Multiple systemic dysfunctionalities have set in. The system is almost broken under the weight of Rajapaksa rule and its cumulative follies. The ensemble of socioeconomic relations has been warped, the everyday lives of citizens twisted and their livelihoods and life-chances choked by Rajapaksa rulership.
Contrary to the liberal intelligentsia which natters on about the executive presidency and the need to abolish it, the people, the victims, are very clear. On a TV newscast, a middle-aged woman, speaking in Sinhala into the camera, bitterly said, “What sort of nonsense is this? We have seen many Presidents, but never one like this! He should get out!” She staggered off with her empty cylinder of gas, wishing loudly that lightning strikes the head of the object of her anger.
By his obduracy, President Gotabaya Rajapaksa has left the country with the starkest of choices today: Rajapaksa rule or the survival of the citizens. The problem is not in the realm of pure economics, but in the domain of political economy. The pain of the people can be relieved only by the replacement of the Rajapaksas. Normal life can be restored only by the removal of an abnormal regime.
The Rajapaksas are turning into objects of public contempt at best; hate symbols at worst.

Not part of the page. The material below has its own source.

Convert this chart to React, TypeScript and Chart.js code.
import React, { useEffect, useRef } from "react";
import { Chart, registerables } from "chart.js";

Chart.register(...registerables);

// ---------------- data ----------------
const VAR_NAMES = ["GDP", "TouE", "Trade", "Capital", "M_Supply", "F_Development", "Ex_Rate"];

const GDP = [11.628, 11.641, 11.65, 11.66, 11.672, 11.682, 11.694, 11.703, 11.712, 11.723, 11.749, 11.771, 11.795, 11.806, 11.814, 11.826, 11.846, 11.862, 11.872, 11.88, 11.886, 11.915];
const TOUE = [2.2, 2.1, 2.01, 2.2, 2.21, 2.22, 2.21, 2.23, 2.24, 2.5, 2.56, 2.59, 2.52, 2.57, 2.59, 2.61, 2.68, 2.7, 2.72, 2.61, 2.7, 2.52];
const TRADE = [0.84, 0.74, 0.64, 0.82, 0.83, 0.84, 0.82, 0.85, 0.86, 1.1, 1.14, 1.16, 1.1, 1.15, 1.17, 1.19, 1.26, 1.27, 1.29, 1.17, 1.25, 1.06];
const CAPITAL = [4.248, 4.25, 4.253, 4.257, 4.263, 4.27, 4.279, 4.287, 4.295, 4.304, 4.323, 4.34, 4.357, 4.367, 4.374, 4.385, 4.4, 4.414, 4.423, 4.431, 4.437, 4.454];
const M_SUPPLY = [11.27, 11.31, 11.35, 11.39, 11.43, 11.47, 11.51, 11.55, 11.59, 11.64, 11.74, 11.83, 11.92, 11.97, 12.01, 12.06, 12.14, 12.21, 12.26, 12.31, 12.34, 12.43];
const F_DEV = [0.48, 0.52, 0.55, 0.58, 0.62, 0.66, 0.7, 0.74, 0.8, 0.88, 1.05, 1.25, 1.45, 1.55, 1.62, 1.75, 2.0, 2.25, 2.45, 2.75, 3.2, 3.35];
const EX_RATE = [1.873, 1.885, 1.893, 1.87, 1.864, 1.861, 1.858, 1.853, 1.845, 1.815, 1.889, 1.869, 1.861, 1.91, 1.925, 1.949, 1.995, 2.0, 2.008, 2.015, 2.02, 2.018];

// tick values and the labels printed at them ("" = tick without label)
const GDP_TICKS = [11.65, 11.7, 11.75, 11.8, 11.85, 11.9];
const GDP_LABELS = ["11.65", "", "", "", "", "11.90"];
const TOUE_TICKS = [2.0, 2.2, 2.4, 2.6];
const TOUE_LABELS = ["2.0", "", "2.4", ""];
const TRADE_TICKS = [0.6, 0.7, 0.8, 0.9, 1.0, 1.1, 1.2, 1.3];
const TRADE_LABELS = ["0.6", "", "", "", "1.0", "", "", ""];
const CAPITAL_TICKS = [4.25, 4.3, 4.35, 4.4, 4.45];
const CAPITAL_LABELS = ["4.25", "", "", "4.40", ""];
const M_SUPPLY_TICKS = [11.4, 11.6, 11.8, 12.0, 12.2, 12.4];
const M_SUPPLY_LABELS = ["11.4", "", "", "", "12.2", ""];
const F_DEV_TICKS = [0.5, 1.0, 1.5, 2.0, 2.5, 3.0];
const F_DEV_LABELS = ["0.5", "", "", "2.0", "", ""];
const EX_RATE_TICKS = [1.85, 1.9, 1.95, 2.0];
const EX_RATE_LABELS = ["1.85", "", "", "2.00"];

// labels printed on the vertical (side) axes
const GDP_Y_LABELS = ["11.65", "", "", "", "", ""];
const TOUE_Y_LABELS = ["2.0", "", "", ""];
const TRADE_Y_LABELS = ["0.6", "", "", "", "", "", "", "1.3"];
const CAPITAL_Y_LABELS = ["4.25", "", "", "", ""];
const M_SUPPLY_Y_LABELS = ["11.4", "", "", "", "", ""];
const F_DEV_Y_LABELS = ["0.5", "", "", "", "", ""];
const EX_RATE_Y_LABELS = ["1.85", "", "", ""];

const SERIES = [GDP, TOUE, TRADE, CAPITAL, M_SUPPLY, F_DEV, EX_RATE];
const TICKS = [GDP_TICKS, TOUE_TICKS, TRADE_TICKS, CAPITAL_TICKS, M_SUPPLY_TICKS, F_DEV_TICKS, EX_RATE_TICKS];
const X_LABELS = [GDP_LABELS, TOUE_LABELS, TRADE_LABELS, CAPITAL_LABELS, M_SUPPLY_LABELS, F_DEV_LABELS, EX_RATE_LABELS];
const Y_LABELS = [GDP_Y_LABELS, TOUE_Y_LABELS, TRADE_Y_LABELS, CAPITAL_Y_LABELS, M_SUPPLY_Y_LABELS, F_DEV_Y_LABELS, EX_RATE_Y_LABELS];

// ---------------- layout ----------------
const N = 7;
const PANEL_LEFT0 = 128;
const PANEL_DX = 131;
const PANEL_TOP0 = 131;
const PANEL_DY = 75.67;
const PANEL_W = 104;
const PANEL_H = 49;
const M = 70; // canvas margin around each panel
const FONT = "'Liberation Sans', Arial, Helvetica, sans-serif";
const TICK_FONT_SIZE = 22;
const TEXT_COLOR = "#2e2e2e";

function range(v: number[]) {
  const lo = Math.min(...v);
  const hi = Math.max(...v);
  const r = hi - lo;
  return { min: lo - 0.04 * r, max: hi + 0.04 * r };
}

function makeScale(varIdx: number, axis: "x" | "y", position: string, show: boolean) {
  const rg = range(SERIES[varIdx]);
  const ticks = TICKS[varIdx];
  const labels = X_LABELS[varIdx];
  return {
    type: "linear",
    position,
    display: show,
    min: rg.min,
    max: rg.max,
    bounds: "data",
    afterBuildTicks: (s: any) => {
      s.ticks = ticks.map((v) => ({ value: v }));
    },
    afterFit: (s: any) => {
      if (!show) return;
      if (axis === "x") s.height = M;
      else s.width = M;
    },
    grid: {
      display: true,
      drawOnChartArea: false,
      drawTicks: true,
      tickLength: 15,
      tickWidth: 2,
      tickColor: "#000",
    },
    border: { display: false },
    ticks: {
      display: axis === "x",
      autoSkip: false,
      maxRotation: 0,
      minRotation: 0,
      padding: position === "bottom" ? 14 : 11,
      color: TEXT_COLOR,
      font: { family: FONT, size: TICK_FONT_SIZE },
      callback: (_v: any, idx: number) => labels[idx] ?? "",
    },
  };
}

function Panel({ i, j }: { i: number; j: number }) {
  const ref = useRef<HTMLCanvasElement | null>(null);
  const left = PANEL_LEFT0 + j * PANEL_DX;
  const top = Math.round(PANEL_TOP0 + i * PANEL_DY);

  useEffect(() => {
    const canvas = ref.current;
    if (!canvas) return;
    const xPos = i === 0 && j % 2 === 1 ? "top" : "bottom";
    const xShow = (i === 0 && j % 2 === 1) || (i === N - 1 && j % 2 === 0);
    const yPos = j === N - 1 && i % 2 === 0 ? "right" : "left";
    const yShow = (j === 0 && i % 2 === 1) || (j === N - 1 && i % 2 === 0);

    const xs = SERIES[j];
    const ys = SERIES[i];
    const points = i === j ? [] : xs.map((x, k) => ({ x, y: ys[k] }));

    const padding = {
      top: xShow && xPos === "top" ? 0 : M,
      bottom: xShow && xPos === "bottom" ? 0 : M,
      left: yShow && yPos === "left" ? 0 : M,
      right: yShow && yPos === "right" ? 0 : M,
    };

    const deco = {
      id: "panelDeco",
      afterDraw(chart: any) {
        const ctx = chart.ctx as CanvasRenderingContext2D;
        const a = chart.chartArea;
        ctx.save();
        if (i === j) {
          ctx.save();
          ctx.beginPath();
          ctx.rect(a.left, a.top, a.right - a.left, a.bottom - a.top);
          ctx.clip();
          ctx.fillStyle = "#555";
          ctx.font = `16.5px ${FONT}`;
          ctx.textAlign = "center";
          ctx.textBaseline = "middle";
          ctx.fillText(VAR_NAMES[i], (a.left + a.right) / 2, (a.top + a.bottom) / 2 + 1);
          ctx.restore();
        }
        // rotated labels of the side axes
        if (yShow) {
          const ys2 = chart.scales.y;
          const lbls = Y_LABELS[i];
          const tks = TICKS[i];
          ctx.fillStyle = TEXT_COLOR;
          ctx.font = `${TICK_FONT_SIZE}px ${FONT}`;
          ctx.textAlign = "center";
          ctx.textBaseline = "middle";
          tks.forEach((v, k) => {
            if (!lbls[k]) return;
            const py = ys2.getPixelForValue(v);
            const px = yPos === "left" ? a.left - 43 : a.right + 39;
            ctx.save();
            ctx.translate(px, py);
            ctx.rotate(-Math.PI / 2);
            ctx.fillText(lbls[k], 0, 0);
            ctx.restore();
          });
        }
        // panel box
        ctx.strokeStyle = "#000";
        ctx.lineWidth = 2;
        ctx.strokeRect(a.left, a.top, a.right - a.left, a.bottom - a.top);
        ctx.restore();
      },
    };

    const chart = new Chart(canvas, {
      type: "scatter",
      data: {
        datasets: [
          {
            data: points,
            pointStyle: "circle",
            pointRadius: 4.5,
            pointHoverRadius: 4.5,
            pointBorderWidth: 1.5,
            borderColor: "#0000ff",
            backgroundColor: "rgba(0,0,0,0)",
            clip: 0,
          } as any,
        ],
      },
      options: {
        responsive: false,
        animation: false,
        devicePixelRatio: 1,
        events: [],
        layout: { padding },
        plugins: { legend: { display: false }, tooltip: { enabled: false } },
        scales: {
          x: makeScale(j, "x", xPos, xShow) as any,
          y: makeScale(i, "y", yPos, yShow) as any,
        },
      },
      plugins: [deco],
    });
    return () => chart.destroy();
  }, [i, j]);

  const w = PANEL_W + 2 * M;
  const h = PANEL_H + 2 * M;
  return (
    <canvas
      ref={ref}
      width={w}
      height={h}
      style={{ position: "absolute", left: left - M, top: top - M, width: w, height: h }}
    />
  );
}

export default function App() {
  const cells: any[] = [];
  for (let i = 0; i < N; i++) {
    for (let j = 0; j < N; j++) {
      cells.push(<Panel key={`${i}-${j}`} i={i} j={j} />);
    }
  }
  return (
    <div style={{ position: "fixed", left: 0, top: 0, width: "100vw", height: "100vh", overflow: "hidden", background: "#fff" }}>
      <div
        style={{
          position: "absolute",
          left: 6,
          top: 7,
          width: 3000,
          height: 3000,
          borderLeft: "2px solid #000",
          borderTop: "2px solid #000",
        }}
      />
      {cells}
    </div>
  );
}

The wisest and safest thing for the SLPP (‘Pohottuwa’) would be to go into Opposition as soon as possible, and for the Rajapaksas, apart from Namal, to retire from politics as soon as possible. His brothers should forget about politics as the people will never tolerate another ‘brotherhood’.
President GR has some weird advisors who give him deadly advice, such as on fertiliser policy. So, if there is someone who tells him that the old regimental tie can double as a trump card, that’s advice he’d better ignore in his own best interests. Faced with a choice of levelling their rifles on behalf of the ruling Rajapaksas at the people from whom they were born, or levelling their rifles at the rulers on behalf of the people and being hailed as heroes, which way would the soldiery pivot? “The army is the peasantry in uniform” (Lenin).

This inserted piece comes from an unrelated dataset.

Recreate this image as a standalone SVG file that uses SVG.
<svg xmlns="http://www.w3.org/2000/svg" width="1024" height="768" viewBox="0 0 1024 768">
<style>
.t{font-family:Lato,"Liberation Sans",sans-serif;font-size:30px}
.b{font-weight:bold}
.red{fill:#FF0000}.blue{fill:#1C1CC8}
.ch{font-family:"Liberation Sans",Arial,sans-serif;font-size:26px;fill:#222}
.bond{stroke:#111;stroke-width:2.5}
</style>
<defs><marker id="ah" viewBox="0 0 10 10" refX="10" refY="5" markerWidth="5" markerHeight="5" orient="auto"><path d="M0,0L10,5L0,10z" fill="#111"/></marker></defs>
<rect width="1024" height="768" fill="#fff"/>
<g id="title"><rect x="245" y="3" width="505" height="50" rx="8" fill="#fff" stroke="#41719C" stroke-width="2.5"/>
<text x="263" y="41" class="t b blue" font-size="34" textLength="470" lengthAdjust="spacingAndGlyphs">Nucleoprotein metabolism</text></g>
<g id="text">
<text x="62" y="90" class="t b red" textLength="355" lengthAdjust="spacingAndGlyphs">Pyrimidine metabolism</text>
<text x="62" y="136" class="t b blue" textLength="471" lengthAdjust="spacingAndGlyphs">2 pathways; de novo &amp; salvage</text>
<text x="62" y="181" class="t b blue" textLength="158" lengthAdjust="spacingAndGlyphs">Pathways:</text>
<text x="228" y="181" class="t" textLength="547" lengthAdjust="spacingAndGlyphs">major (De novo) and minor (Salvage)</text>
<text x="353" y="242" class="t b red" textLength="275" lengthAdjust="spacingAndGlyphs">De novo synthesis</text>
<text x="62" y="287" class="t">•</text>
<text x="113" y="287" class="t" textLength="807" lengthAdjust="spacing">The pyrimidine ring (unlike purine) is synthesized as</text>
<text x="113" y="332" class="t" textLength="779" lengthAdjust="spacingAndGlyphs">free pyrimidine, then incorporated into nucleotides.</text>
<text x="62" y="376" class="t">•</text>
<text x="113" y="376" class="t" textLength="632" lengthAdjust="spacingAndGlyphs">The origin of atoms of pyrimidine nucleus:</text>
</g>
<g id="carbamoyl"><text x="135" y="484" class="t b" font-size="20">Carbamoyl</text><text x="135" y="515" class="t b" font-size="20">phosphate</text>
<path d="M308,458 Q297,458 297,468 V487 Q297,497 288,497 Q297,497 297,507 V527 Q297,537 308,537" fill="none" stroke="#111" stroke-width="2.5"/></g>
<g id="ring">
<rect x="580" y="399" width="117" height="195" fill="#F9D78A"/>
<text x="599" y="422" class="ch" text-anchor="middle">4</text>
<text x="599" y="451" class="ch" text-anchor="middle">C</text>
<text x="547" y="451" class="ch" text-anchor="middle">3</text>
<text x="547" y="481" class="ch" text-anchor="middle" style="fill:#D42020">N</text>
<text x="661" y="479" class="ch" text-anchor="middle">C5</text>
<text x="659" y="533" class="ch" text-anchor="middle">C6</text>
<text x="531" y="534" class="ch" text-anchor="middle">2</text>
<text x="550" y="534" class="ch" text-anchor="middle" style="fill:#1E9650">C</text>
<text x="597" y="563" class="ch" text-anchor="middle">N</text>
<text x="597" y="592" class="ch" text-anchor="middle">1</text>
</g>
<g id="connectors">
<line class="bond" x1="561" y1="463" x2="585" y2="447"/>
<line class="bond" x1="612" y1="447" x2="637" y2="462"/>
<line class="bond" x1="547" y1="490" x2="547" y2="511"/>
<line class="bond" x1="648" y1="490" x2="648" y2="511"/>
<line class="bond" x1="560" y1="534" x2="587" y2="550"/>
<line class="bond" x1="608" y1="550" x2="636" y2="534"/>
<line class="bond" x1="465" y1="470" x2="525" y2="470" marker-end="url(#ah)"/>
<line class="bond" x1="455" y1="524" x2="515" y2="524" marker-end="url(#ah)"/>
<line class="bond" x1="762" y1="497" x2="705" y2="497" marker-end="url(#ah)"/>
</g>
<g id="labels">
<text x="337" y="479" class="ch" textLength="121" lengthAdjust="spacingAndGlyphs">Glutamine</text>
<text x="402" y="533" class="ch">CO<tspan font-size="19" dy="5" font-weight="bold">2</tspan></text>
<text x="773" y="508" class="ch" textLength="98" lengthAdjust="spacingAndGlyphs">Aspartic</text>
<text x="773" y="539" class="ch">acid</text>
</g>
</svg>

I write as someone who actively and prominently supported MR for 20 years, through thick and thin—even after he fired me from Geneva six weeks after we won 29 votes for Sri Lanka at the UNHRC, since reduced to 9 by the Rajapaksas.
I supported Mahinda Rajapaksa from 1999 (delivering the DA Rajapaksa Memorial Lecture in 2003) to 2019 because I thought that given the concrete challenges we faced, he was qualitatively better than the alternatives. Faced with the same choices, I’d do the same thing. Our political relationship and indeed all communication ended instinctively and mutually in August 2019, when the person I had named the best alternative for post-war Sri Lanka, in the press since 2010 and on my regular TV show in 2014, the late President Premadasa’s son Sajith, had, for the first time, the chance of being his party’s presidential candidate.
I advocated that choice on my personal FB though it was obvious that GR was way ahead and would almost certainly win and I had my ambassadorship in Moscow to lose (which I did). Sanja, my wife, shut down my FB because of the hate-speech and death threats.
If MR cares for the people, his brothers, his family, and the way his story will be written in history, he should tell his younger brother Gotabaya who stood on his shoulders to become President and is still shielded by him, that for the sake of the family’s name, for the sake of the memories of their father, uncle and cousins, for the political future of any Rajapaksa at any time in the next decades, he must step down immediately from the Presidency and retire from politics. It would be the decent and wise thing to do. Someday the people may forgive him.
If ex-President Mahinda Rajapaksa does not do this and if President Gotabaya Rajapaksa does not listen, this will not end well, but it will end sooner rather than later.